Did it ever strike you that parenting might be a good metaphor for managing people? It hit me the other day as I was asking my six year old, for the eighth time, to stop messing with the new DVD screen in our car. I thought to myself "I've told him that at least 50 times, yet he still doesn't get it".
Then I thought - that's something I say ocassionally to myself at work! The more I thought about parenting as a metaphor for managing, the more convinced I became that good parents ought to make good managers, although the reverse may not be true. Here's why:
1. Parents have experience repeating themselves until the key messages are heard and understood. Granted, our messages are more about picking up toys or taking baths, but this is the same behavior we need as managers. The folks who work for us and with us need message reinforcement as well, mostly because they are busy and their attention spans are constantly interrupted by phone, email, instant messaging and other pulls on their time and attention.
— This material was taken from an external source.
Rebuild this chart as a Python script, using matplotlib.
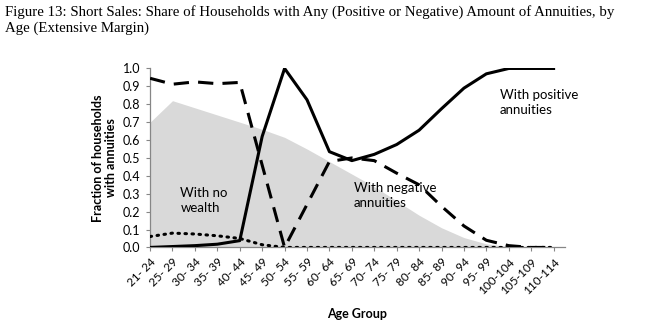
import numpy as np
import matplotlib
matplotlib.use('Agg')
import matplotlib.pyplot as plt

# age groups on the category axis
age_groups = ["21- 24", "25- 29", "30- 34", "35- 39", "40- 44", "45- 49", "50- 54",
              "55- 59", "60- 64", "65- 69", "70- 74", "75- 79", "80- 84", "85- 89",
              "90- 94", "95- 99", "100-104", "105-109", "110-114"]

# shaded background series
shaded = [0.70, 0.82, 0.78, 0.74, 0.70, 0.66, 0.615, 0.55, 0.48, 0.41, 0.34, 0.26,
          0.18, 0.11, 0.055, 0.02, 0.005, 0.0, 0.0]
# share with positive annuities
positive = [0.0, 0.005, 0.01, 0.018, 0.038, 0.62, 1.0, 0.825, 0.535, 0.485, 0.52,
            0.575, 0.655, 0.775, 0.89, 0.97, 1.0, 1.0, 1.0]
# share with negative annuities
negative = [0.945, 0.912, 0.925, 0.915, 0.922, 0.46, 0.0, 0.24, 0.48, 0.50, 0.485,
            0.415, 0.35, 0.23, 0.12, 0.04, 0.01, 0.0, 0.0]
# share with no wealth
no_wealth = [0.061, 0.08, 0.075, 0.065, 0.05, 0.015, 0.0, 0.0, 0.0, 0.0, 0.0, 0.0,
             0.0, 0.0, 0.0, 0.0, 0.0, 0.0, 0.0]

yticks = np.arange(0, 1.01, 0.1)

plt.rcParams['font.family'] = ['Lato', 'DejaVu Sans']

fig = plt.figure(figsize=(6.7, 3.26), dpi=100)
ax = fig.add_axes([0.224, 0.241, 0.843 - 0.224, 0.790 - 0.241])

x = np.arange(len(age_groups))
ax.fill_between(x, 0, shaded, color="#d9d9d9", linewidth=0, zorder=1)
ax.plot(x, no_wealth, color="black", linewidth=2.2, linestyle=(0, (0.5, 1.8)),
        dash_capstyle="round", zorder=3)
ax.plot(x, negative, color="black", linewidth=2.2, linestyle=(0, (5.0, 3.0)), zorder=3)
ax.plot(x, positive, color="black", linewidth=2.2, zorder=4)

ax.set_xlim(0, 18.5)
ax.set_ylim(0, 1.0)
ax.set_yticks(yticks)
ax.set_yticklabels([f"{v:.1f}" for v in yticks], fontsize=9)
ax.set_xticks(x)
ax.set_xticklabels(age_groups, rotation=45, ha="right", rotation_mode="anchor",
                   fontsize=8.5)

for side in ["top", "right"]:
    ax.spines[side].set_visible(False)
for side in ["left", "bottom"]:
    ax.spines[side].set_color("#868686")
    ax.spines[side].set_linewidth(0.9)
ax.tick_params(axis="both", color="#868686", length=3, width=0.8)
ax.tick_params(axis="y", pad=4)

ax.set_ylabel("Fraction of households\nwith annuities", fontsize=9,
              fontweight="bold", labelpad=4, linespacing=1.1)
ax.set_xlabel("Age Group", fontsize=9, fontweight="bold", labelpad=8)

ax.text(1.35, 0.26, "With no\nwealth", fontsize=9.5, va="center", ha="left",
        linespacing=1.3)
ax.text(9.1, 0.29, "With negative\nannuities", fontsize=9.5, va="center", ha="left",
        linespacing=1.3)
ax.text(15.6, 0.81, "With positive\nannuities", fontsize=9.5, va="center", ha="left",
        linespacing=1.3)

fig.text(0.008, 0.985,
         "Figure 13: Short Sales: Share of Households with Any (Positive or Negative) Amount of Annuities, by\n"
         "Age (Extensive Margin)",
         family="Liberation Serif", fontsize=10.7, va="top", ha="left", linespacing=1.25)

fig.savefig("out.png", dpi=100)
2. Parents reward good behavior and discipline behavior they want to see changed. Isn't this what good managers do? I think a good manager recognizes the great work someone on her team does and uses it as an example to motivate others. Note the rewards are public. A good parent disciplines and uses an issue as a teachable moment. Discipline happens in private. A good manager should encourage and instruct people who work for him when they fail to meet expectations.
3. Parents let their kids stretch their abilities and give them some leeway to fail. The only way for a child to grow is to stretch their abilities and push their boundaries - to some limit of course. Managers should encourage the people that work for them to push their abilities, contribute as much as possible and learn as much as possible. It should be OK to fail, as long as you learn from the failure and don't repeat it.
4. Parents eventually launch their kids into the world where the kids are "on their own", but parents are always there for support and mentoring. Our kids grow up and become (hopefully) incredible people in their own right. They may still need their parents from time to time for advice or other help. Our direct reports are in the same situation. Many of them will mature in their roles and some will eventually take on new roles. How well we've prepared them as managers will soon be reflected in their work. I think a good manager is always ready to counsel a person he or she groomed, regardless of the eventual roles and responsibilities each bears.
I guess I could go on - but you get the point. Parenting skills are very similar to managing skills in some regards. Obviously we don't have our kids lives schedule with Microsoft Project, but many of the skills you use to raise a kid can be and should be reflected in the way you manage people.
I'd be very cautious with this line of thinking. In my experience, managers who act like parents tend to be pedantic and hard to work for. When you start thinking of your employees as "children" it becomes very easy to start treating them that way (often subconsiously), and there is no easier way to build resentment then to talk down to them.